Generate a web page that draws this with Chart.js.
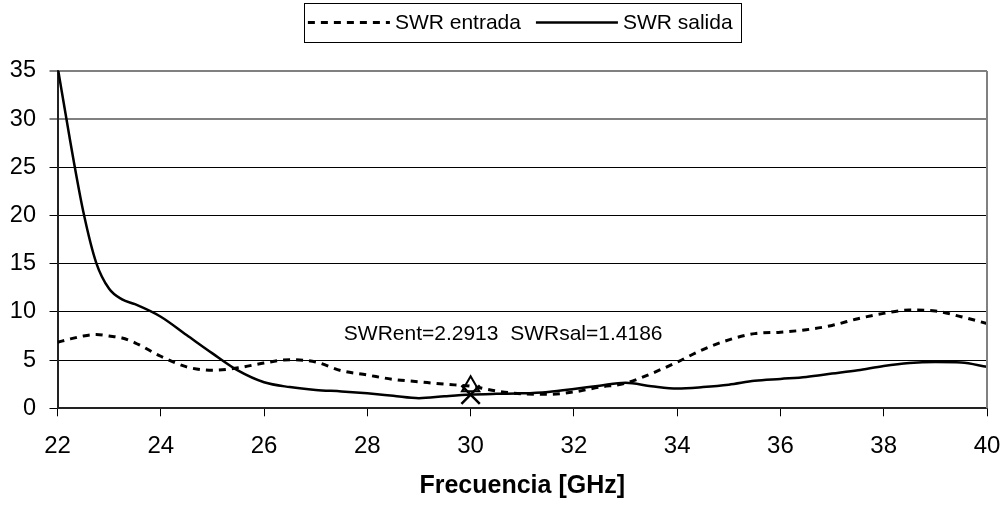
<!DOCTYPE html>
<html>
<head>
<meta charset="utf-8">
<script src="https://cdn.jsdelivr.net/npm/chart.js@4/dist/chart.umd.min.js"></script>
<style>
  html, body { margin: 0; padding: 0; background: #fff; }
  #wrap { width: 1004px; height: 506px; }
</style>
</head>
<body>
<div id="wrap"><canvas id="swrChart"></canvas></div>
<script>
// frequency grid in GHz
const freqs = [22, 22.25, 22.5, 22.75, 23, 23.25, 23.5, 24, 24.5, 25, 25.5, 26, 26.5, 27, 27.5, 28, 28.5, 29, 29.5, 30,
               30.5, 31, 31.5, 32, 32.5, 33, 33.5, 34, 34.5, 35, 35.5, 36, 36.5, 37, 37.5, 38, 38.5, 39, 39.5, 40];
const swrEntrada = [6.85, 7.2, 7.5, 7.65, 7.5, 7.3, 6.8, 5.4, 4.3, 3.95, 4.2, 4.7, 5.05, 4.8, 3.9, 3.45, 3.0, 2.75, 2.5, 2.29,
                    1.8, 1.5, 1.45, 1.7, 2.2, 2.6, 3.6, 4.8, 6.1, 7.1, 7.75, 7.9, 8.15, 8.6, 9.3, 9.85, 10.2, 10.1, 9.5, 8.8];
const swrSalida = [35.5, 27.6, 20.4, 15.1, 12.4, 11.3, 10.8, 9.5, 7.6, 5.7, 3.9, 2.7, 2.2, 1.9, 1.75, 1.55, 1.3, 1.05, 1.25, 1.42,
                   1.5, 1.55, 1.7, 2.0, 2.35, 2.65, 2.3, 2.05, 2.2, 2.45, 2.85, 3.05, 3.25, 3.6, 3.95, 4.4, 4.7, 4.8, 4.75, 4.3];
const seriesNames = ['SWR entrada', 'SWR salida'];
const xTicks = [22, 24, 26, 28, 30, 32, 34, 36, 38, 40];
const yTicks = [0, 5, 10, 15, 20, 25, 30, 35];

// marked point
const markFreq = 30;
const markEnt = 2.2913;
const markSal = 1.4186;
const markLabel = 'SWRent=' + markEnt + '  SWRsal=' + markSal;
const labelPos = { x: 30.63, y: 7.7 };

const FONT = '"Liberation Sans", Arial, sans-serif';

function toPoints(xs, ys) {
    return xs.map((x, i) => ({ x: x, y: ys[i] }));
}

// legend drawn as a framed box on top, like the original spreadsheet chart
const boxLegend = {
    id: 'boxLegend',
    afterDraw(chart) {
        const ctx = chart.ctx;
        const area = chart.chartArea;
        const lineLen = 82, gap = 5, itemGap = 15, pad = 6;
        ctx.save();
        ctx.font = '21px ' + FONT;
        const items = seriesNames.map((name, i) => ({ name, ds: chart.data.datasets[i], w: ctx.measureText(name).width }));
        let total = pad * 2 + items.reduce((s, it) => s + lineLen + gap + it.w, 0) + itemGap * (items.length - 1);
        let x = (area.left + area.right) / 2 - total / 2;
        const top = 3, h = 39, cy = top + h / 2;
        ctx.strokeStyle = '#000';
        ctx.lineWidth = 1;
        ctx.strokeRect(Math.round(x) + 0.5, top + 0.5, Math.round(total), h);
        x += pad - 2;
        ctx.textBaseline = 'middle';
        ctx.fillStyle = '#000';
        items.forEach(it => {
            ctx.setLineDash(it.ds.borderDash || []);
            ctx.lineWidth = it.ds.borderWidth;
            ctx.beginPath();
            ctx.moveTo(x, cy);
            ctx.lineTo(x + lineLen, cy);
            ctx.stroke();
            ctx.setLineDash([]);
            x += lineLen + gap;
            ctx.fillText(it.name, x, cy + 1);
            x += it.w + itemGap;
        });
        ctx.restore();
    }
};

// grey frame line on the right side of the plot + value label
const extras = {
    id: 'extras',
    afterDraw(chart) {
        const ctx = chart.ctx;
        const a = chart.chartArea;
        const xs = chart.scales.x, ys = chart.scales.y;
        ctx.save();
        ctx.strokeStyle = '#808080';
        ctx.lineWidth = 2;
        ctx.beginPath();
        ctx.moveTo(a.right, a.top);
        ctx.lineTo(a.right, a.bottom);
        ctx.stroke();
        ctx.font = '21px ' + FONT;
        ctx.fillStyle = '#000';
        ctx.textAlign = 'center';
        ctx.textBaseline = 'middle';
        ctx.fillText(markLabel, xs.getPixelForValue(labelPos.x), ys.getPixelForValue(labelPos.y));
        ctx.restore();
    }
};

document.addEventListener('DOMContentLoaded', function () {
    const ctx = document.getElementById('swrChart').getContext('2d');
    new Chart(ctx, {
        type: 'line',
        data: {
            datasets: [{
                label: seriesNames[0],
                data: toPoints(freqs, swrEntrada),
                borderColor: '#000',
                borderWidth: 3,
                borderDash: [7, 6],
                pointRadius: 0,
                cubicInterpolationMode: 'monotone'
            }, {
                label: seriesNames[1],
                data: toPoints(freqs, swrSalida),
                borderColor: '#000',
                borderWidth: 2.5,
                pointRadius: 0,
                cubicInterpolationMode: 'monotone'
            }, {
                label: 'ent marker',
                data: [{ x: markFreq, y: markEnt }],
                showLine: false,
                pointStyle: 'triangle',
                pointRadius: 10,
                pointBorderWidth: 2,
                pointBorderColor: '#000',
                pointBackgroundColor: 'rgba(0,0,0,0)'
            }, {
                label: 'sal marker',
                data: [{ x: markFreq, y: markSal }],
                showLine: false,
                pointStyle: 'crossRot',
                pointRadius: 13,
                pointBorderWidth: 2.5,
                pointBorderColor: '#000'
            }]
        },
        options: {
            responsive: true,
            maintainAspectRatio: false,
            animation: false,
            layout: { autoPadding: false, padding: { left: 10, right: 17, top: 71, bottom: 0 } },
            plugins: {
                legend: { display: false },
                tooltip: { enabled: false }
            },
            scales: {
                x: {
                    type: 'linear',
                    min: 22,
                    max: 40,
                    afterBuildTicks: axis => { axis.ticks = xTicks.map(v => ({ value: v })); },
                    // keep the plot area where the original has it
                    afterFit: axis => { axis.height = 97.7; axis.paddingLeft = 0; axis.paddingRight = 0; },
                    grid: { drawOnChartArea: false, color: '#000', tickLength: 8 },
                    border: { color: '#222', width: 2 },
                    ticks: { color: '#000', font: { family: FONT, size: 24 }, padding: 16, maxRotation: 0 },
                    title: {
                        display: true,
                        text: 'Frecuencia [GHz]',
                        color: '#000',
                        font: { family: FONT, size: 25, weight: 'bold' },
                        padding: { top: 14.6, bottom: 5 }
                    }
                },
                y: {
                    min: 0,
                    max: 35,
                    afterBuildTicks: axis => { axis.ticks = yTicks.map(v => ({ value: v })); },
                    afterFit: axis => { axis.width = 47.5; },
                    grid: {
                        color: c => (c.tick && c.tick.value >= 30 ? '#808080' : '#000'),
                        lineWidth: c => (c.tick && c.tick.value >= 30 ? 2 : 1),
                        tickLength: 8
                    },
                    border: { color: '#222', width: 2 },
                    ticks: { color: '#000', font: { family: FONT, size: 23.5 }, padding: 13.5 }
                }
            }
        },
        plugins: [boxLegend, extras]
    });
});
</script>
</body>
</html>
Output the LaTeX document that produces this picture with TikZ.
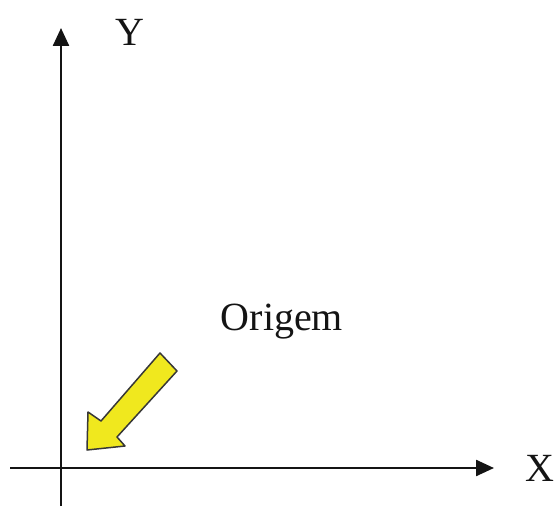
\documentclass[tikz,border=0pt]{standalone}
\usepackage{fontspec}
\setmainfont{Liberation Serif}
\usetikzlibrary{arrows.meta}
\definecolor{ink}{RGB}{20,20,20}
\definecolor{marker}{RGB}{240,232,30}

\begin{document}
\begin{tikzpicture}[
  x=1pt,y=-1pt,
  axis/.style={-{Triangle[length=18pt,width=16pt]}, draw=ink,
               line width=2.4pt},
  label/.style={font=\fontsize{40}{46}\selectfont, text=ink},
  pointer/.style={draw=ink!85, fill=marker, line width=1.5pt,
                  line join=round}
]
\useasboundingbox (0,0) rectangle (556,508);

% Axes.
\coordinate (xstart) at (10,468);
\coordinate (xend) at (494,468);
\coordinate (ystart) at (61,506);
\coordinate (yend) at (61,28);
\draw[axis] (xstart) -- (xend);
\draw[axis] (ystart) -- (yend);

\node[label] (ylab) at (130,32) {Y};
\node[label] (xlab) at (540,468) {X};

% Pointer towards the origin.
\node[label] (origem) at (282,322) {Origem};
\draw[pointer] (160,353) -- (177,371) -- (117,437) -- (125,446)
  -- (87,450) -- (88,412) -- (101,421) -- cycle;

\end{tikzpicture}
\end{document}
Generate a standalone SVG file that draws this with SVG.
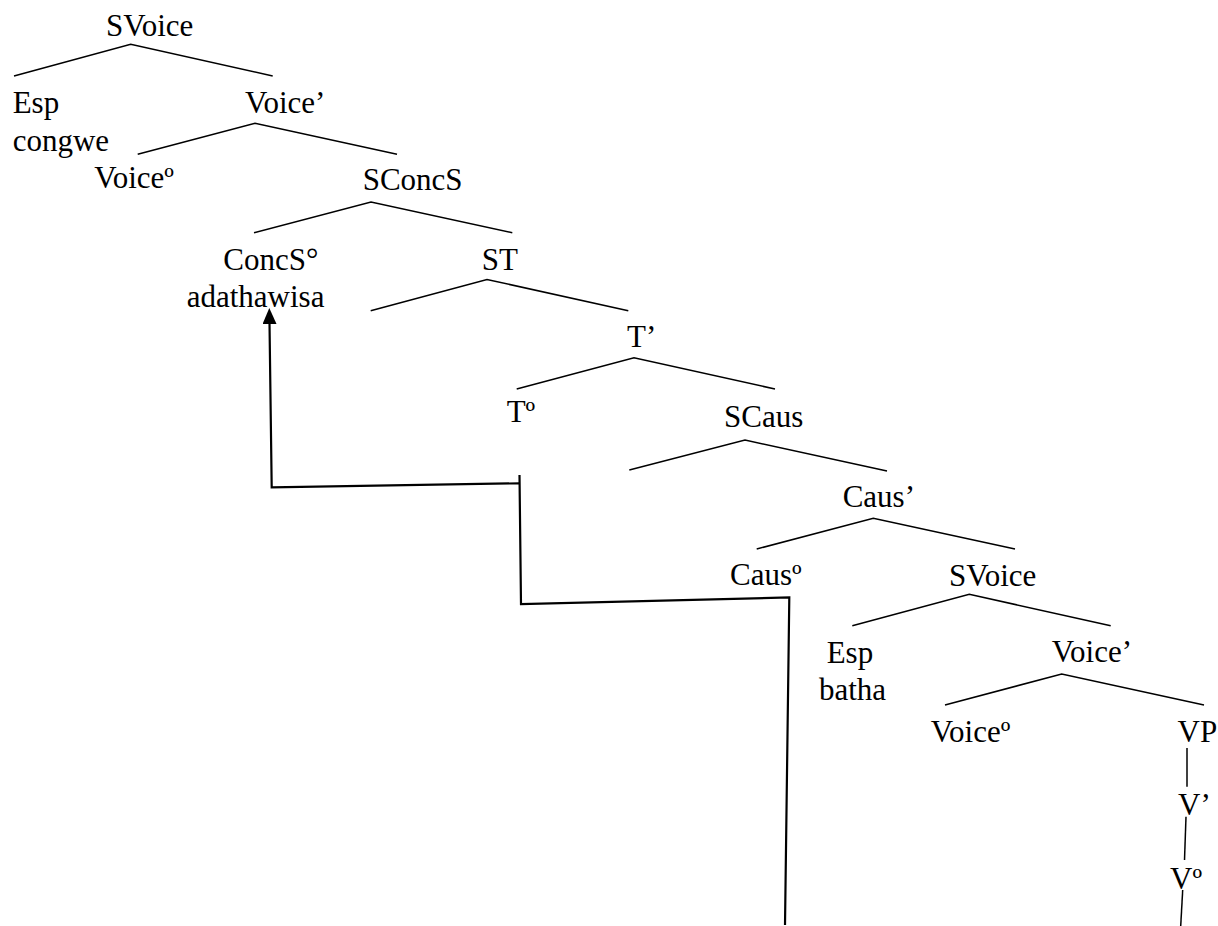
<svg xmlns="http://www.w3.org/2000/svg" width="1218" height="926" viewBox="0 0 1218 926">
  <style>
    .lbl { font-family: 'Liberation Serif', 'Times New Roman', Times, 'DejaVu Serif', serif; font-size: 31px; fill: #000; }
    .branch { fill: none; stroke: #000; stroke-width: 1.5; stroke-linejoin: miter; }
    .move { fill: none; stroke: #000; stroke-width: 2.2; stroke-linejoin: miter; }
  </style>
  <defs>
    <marker id="arrowhead" viewBox="0 0 16 14" refX="9" refY="7" markerWidth="16" markerHeight="14" markerUnits="userSpaceOnUse" orient="auto">
      <path d="M0,0 L16,7 L0,14 z" fill="#000"/>
    </marker>
  </defs>

  <rect width="1218" height="926" fill="#fff"/>

  <!-- tree branches and head-movement path -->
  <g id="connectors">
    <polyline class="branch" points="14,76 130.7,44.3 272.7,76"/>
    <polyline class="branch" points="137.7,154.3 255,123.3 397,154.3"/>
    <polyline class="branch" points="254,232.7 371,202 512.3,232.7"/>
    <polyline class="branch" points="370.7,310.7 487,279.5 628.3,310.7"/>
    <polyline class="branch" points="516.7,389 634,357.7 775,389"/>
    <polyline class="branch" points="629.3,470 745,440 887,471"/>
    <polyline class="branch" points="756.7,549 873.3,518.3 1015,549"/>
    <polyline class="branch" points="852.3,625.7 969.3,594.3 1110.7,625.7"/>
    <polyline class="branch" points="945,705 1061.7,674 1204,705"/>
    <line class="branch" x1="1187" y1="748" x2="1187" y2="786.7"/>
    <line class="branch" x1="1186" y1="816.7" x2="1184.5" y2="860"/>
    <line class="branch" x1="1182.7" y1="890" x2="1180.7" y2="926"/>

    <polyline class="move" points="785,925 789.3,597.5 521,604 519.5,475"/>
    <polyline class="move" points="519.5,483.3 271.7,487.3 269.4,315" marker-end="url(#arrowhead)"/>
  </g>

  <g class="lbl" font-family="Liberation Serif, serif" font-size="31">
    <g id="n-svoice"><text x="106" y="36">SVoice</text></g>
    <g id="n-esp-congwe"><text x="12.7" y="113">Esp</text><text x="12.7" y="151">congwe</text></g>
    <g id="n-voicebar"><text x="245" y="113">Voice’</text></g>
    <g id="n-voicehead"><text x="94.3" y="188">Voiceº</text></g>
    <g id="n-sconcs"><text x="362.7" y="190">SConcS</text></g>
    <g id="n-concs-head"><text x="223.3" y="270">ConcS°</text><text x="186.7" y="306.7">adathawisa</text></g>
    <g id="n-st"><text x="481.7" y="270">ST</text></g>
    <g id="n-tbar"><text x="627" y="347">T’</text></g>
    <g id="n-thead"><text x="506.7" y="422">Tº</text></g>
    <g id="n-scaus"><text x="724" y="427">SCaus</text></g>
    <g id="n-causbar"><text x="842.7" y="507">Caus’</text></g>
    <g id="n-caushead"><text x="730" y="585">Causº</text></g>
    <g id="n-svoice2"><text x="949" y="586">SVoice</text></g>
    <g id="n-esp-batha"><text x="826.7" y="662.7">Esp</text><text x="819" y="700">batha</text></g>
    <g id="n-voicebar2"><text x="1051.7" y="662">Voice’</text></g>
    <g id="n-voicehead2"><text x="930.7" y="741.7">Voiceº</text></g>
    <g id="n-vp"><text x="1177.5" y="741.7">VP</text></g>
    <g id="n-vbar"><text x="1178" y="815">V’</text></g>
    <g id="n-vhead"><text x="1170" y="889">Vº</text></g>
  </g>
</svg>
- - -
What the exercise asks:
Pull out each line of the entries that contains "with".

Exercise output:
Generate a web page that draws this with Chart.js.
Output the LaTeX document that produces this picture with TikZ.
Generate a standalone SVG file that draws this with SVG.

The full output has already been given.